As for Poor Mountain, a study by the Virginia Highlands Grotto found 17 caves within 50 miles that are inhabited by either the Indiana bat or the Virginia big-eared bat, also an endangered species.
No bat caves were identified on Poor Mountain. However, the study noted that Indiana bats can migrate up to 300 miles, and Virginia big-eared bats are known to fly over ridges during their nightly feeding searches for insects.
So far, research by Invenergy has not found any federally endangered species on Poor Mountain, Giecek said.
Even so, he said, “we will be adhering to a variety of regulations” at the state and federal level.
Despite making their concerns known to Roanoke County officials, the bird watchers who gathered Tuesday said they have received little feedback.

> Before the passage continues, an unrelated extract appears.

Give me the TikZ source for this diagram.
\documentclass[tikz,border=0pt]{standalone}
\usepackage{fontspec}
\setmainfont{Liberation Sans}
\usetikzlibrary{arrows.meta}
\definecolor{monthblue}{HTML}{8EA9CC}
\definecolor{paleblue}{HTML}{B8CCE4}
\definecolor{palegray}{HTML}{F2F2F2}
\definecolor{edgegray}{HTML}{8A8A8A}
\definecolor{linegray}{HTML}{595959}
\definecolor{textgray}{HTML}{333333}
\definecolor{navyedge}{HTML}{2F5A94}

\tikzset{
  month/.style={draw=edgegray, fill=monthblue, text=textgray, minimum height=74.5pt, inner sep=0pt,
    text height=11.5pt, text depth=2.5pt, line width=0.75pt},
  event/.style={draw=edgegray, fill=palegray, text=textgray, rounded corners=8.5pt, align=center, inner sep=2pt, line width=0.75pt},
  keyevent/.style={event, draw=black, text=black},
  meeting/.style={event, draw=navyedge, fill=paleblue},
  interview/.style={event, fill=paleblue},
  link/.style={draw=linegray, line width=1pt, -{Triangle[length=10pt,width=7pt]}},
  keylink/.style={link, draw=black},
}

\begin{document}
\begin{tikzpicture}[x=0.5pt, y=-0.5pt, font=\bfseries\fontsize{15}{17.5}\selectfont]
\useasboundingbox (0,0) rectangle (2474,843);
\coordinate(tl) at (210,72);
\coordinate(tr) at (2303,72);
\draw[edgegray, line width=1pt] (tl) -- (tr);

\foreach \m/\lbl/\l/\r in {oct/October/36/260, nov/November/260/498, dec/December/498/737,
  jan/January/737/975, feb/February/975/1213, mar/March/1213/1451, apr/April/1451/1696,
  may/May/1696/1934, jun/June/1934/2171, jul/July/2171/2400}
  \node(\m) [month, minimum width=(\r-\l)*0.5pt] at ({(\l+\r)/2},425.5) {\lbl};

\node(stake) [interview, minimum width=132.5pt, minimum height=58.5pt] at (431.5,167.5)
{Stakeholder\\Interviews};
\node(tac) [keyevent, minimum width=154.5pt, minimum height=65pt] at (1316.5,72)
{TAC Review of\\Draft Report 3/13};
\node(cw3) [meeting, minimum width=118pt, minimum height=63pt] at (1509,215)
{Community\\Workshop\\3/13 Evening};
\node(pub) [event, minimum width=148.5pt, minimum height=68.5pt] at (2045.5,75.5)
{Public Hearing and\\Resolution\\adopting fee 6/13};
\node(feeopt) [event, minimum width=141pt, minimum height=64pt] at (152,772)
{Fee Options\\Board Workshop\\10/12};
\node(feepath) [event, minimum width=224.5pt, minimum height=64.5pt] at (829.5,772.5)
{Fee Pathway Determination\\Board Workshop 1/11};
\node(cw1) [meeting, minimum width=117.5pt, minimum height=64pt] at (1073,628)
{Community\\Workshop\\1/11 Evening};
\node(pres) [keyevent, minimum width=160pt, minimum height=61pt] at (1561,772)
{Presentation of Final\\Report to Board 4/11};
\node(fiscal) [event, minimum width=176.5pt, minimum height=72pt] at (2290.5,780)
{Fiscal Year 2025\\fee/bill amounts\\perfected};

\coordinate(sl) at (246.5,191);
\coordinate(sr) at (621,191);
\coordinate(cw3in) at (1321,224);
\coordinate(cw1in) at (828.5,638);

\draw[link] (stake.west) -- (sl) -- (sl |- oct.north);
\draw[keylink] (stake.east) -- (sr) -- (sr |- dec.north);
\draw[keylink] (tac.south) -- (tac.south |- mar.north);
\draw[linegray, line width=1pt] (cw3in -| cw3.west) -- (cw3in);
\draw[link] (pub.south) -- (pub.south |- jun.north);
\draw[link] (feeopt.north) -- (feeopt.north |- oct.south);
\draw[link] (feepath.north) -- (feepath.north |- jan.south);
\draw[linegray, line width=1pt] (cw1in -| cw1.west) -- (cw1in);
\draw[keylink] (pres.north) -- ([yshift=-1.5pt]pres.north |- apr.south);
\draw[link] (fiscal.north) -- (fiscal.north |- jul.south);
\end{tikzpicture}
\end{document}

“I don’t think we will be protected by the regulatory process,” said Annie Krochalis. “My fear is that Roanoke County just sees tax dollars, and they don’t realize the importance of the ecosystem up here.”
Should the board of supervisors approve the wind farm, the project’s impact on wildlife and its habitat would receive greater scrutiny when Invenergy seeks state approval.

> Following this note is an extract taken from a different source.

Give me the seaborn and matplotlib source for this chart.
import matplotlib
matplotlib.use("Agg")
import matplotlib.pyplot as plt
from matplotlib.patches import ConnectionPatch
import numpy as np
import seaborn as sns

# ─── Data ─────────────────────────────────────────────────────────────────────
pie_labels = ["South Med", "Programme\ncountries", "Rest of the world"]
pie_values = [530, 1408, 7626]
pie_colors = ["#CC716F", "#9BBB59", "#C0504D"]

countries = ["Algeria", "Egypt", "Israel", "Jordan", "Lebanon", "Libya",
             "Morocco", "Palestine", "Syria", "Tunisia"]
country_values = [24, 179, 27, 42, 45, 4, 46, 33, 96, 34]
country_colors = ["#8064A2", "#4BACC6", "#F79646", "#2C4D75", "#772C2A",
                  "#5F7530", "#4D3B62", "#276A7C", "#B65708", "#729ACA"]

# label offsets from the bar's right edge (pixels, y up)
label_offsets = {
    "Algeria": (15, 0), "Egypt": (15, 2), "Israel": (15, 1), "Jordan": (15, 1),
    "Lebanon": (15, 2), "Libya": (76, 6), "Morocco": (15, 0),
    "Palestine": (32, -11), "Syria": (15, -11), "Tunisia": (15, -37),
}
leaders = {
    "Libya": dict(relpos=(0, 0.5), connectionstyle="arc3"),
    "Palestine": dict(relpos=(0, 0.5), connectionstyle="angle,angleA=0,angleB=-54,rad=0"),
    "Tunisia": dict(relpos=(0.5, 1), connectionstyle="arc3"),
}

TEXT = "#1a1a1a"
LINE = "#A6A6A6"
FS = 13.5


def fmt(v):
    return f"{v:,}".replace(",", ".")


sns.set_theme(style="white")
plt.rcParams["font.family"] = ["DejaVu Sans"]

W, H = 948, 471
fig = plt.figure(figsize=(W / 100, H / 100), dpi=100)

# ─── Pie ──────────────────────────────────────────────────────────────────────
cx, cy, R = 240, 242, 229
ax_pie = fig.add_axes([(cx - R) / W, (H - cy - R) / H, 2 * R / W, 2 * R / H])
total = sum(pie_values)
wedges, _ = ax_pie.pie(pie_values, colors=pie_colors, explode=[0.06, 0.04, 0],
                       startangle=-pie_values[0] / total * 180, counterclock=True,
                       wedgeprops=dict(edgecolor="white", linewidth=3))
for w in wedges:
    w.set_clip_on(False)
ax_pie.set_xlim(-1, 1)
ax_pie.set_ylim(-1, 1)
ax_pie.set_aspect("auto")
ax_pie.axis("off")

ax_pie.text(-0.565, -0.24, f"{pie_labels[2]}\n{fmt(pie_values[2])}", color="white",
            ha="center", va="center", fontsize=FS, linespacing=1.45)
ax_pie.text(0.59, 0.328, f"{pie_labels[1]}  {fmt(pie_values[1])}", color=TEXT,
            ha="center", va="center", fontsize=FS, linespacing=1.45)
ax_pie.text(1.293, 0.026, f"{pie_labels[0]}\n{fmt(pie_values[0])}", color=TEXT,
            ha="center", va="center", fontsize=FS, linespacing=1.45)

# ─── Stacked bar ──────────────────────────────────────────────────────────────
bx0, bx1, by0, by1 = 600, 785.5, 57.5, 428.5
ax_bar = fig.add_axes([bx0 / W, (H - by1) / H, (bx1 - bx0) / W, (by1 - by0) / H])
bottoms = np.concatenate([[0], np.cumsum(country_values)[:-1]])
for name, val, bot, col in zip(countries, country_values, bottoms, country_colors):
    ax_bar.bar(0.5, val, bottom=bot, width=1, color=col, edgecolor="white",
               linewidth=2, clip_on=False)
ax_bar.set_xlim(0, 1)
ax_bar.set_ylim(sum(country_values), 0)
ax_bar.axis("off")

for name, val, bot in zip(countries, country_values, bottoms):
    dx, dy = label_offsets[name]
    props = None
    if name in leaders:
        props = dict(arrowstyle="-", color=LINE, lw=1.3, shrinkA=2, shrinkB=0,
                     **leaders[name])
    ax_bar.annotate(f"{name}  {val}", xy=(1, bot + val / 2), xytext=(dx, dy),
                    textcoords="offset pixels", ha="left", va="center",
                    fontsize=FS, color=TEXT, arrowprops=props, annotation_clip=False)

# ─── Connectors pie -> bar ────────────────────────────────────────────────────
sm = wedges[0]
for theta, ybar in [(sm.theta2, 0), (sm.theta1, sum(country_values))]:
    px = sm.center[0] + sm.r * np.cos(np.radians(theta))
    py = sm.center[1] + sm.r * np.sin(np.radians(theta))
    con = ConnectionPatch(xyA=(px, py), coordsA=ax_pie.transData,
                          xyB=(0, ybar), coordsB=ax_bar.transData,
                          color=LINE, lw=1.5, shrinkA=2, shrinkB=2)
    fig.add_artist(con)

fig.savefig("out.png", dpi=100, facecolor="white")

The Department of Environmental Quality, which has authority over wind projects, is charged with analyzing the turbines’ effects on wildlife and natural resources and developing a plan to address them.
That process could be months away. Invenergy is still awaiting final word from the Federal Aviation Administration about the turbines’ potential risk to airplanes. After that, the company is expected to seek a special-use permit from the county under a wind energy ordinance approved earlier this year.
As the debate goes on, some people who live on Poor Mountain and love its natural setting muse at being called “NIMBYS” by city-dwelling environmentalists who support green energy.
Genesis Chapman, who joined the bird-watchers Tuesday, doesn’t mind the “Not in my back yard” label.
“If you’re not protecting your own back yard and your own community, you’re just giving lip service” to being an environmentalist, Chapman said.
Although the mountain is already dotted with cellphone, television and radio towers, its advocates say it still provides a habitat for plants and animals unlike anywhere else in the county.
As they made their case Tuesday, a bald eagle glided by overheard, banking to the left as it followed the ridgeline.
The eagle then headed southwest – in the general direction of where, someday, wind turbines may wait.